» Task brief: Return the listing below unchanged, minus its pictures.

=== Information shown ===

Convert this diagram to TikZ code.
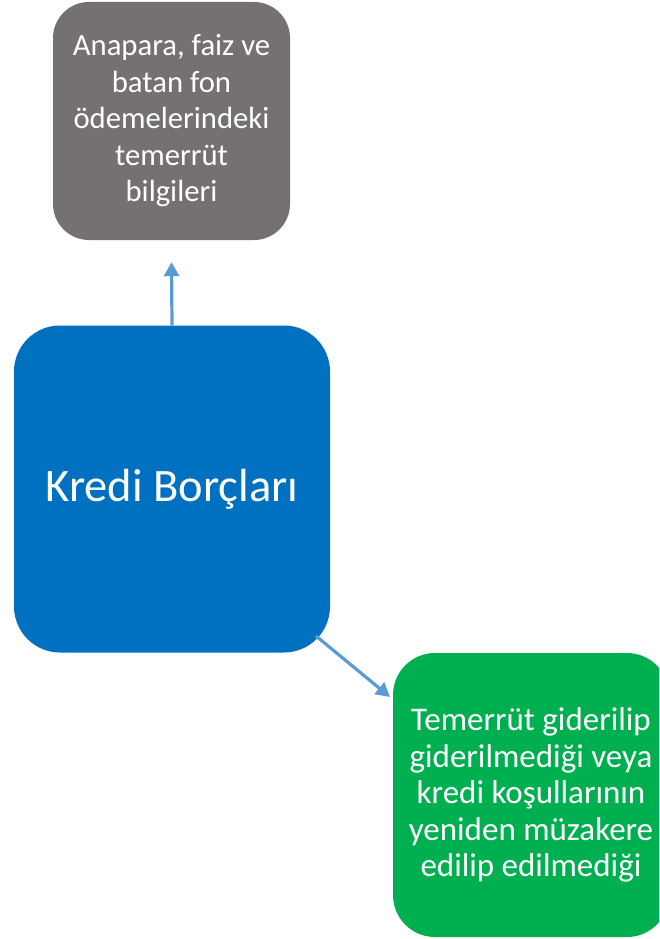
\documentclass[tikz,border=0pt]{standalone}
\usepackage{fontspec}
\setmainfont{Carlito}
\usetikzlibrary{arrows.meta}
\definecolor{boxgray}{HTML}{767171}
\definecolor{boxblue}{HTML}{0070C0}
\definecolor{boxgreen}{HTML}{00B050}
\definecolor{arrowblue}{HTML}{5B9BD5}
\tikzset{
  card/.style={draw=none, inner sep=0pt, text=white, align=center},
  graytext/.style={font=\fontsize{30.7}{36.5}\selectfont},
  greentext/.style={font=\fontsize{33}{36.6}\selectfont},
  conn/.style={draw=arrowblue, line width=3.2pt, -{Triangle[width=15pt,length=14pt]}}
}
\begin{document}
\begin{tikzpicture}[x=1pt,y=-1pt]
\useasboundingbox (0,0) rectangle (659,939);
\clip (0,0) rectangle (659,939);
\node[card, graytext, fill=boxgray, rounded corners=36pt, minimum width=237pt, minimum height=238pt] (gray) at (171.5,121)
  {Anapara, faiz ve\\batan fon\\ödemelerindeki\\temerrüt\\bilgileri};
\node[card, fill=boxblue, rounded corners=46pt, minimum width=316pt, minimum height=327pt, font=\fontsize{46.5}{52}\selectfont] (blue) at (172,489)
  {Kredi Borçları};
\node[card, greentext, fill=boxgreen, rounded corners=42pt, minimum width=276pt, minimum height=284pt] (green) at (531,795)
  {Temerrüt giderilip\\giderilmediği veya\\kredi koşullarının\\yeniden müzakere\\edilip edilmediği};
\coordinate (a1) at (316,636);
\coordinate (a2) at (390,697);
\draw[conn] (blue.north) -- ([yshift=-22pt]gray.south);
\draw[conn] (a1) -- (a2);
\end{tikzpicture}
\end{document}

===

» Completed exercise:
Convert this diagram to TikZ code.
\documentclass[tikz,border=0pt]{standalone}
\usepackage{fontspec}
\setmainfont{Carlito}
\usetikzlibrary{arrows.meta}
\definecolor{boxgray}{HTML}{767171}
\definecolor{boxblue}{HTML}{0070C0}
\definecolor{boxgreen}{HTML}{00B050}
\definecolor{arrowblue}{HTML}{5B9BD5}
\tikzset{
  card/.style={draw=none, inner sep=0pt, text=white, align=center},
  graytext/.style={font=\fontsize{30.7}{36.5}\selectfont},
  greentext/.style={font=\fontsize{33}{36.6}\selectfont},
  conn/.style={draw=arrowblue, line width=3.2pt, -{Triangle[width=15pt,length=14pt]}}
}
\begin{document}
\begin{tikzpicture}[x=1pt,y=-1pt]
\useasboundingbox (0,0) rectangle (659,939);
\clip (0,0) rectangle (659,939);
\node[card, graytext, fill=boxgray, rounded corners=36pt, minimum width=237pt, minimum height=238pt] (gray) at (171.5,121)
  {Anapara, faiz ve\\batan fon\\ödemelerindeki\\temerrüt\\bilgileri};
\node[card, fill=boxblue, rounded corners=46pt, minimum width=316pt, minimum height=327pt, font=\fontsize{46.5}{52}\selectfont] (blue) at (172,489)
  {Kredi Borçları};
\node[card, greentext, fill=boxgreen, rounded corners=42pt, minimum width=276pt, minimum height=284pt] (green) at (531,795)
  {Temerrüt giderilip\\giderilmediği veya\\kredi koşullarının\\yeniden müzakere\\edilip edilmediği};
\coordinate (a1) at (316,636);
\coordinate (a2) at (390,697);
\draw[conn] (blue.north) -- ([yshift=-22pt]gray.south);
\draw[conn] (a1) -- (a2);
\end{tikzpicture}
\end{document}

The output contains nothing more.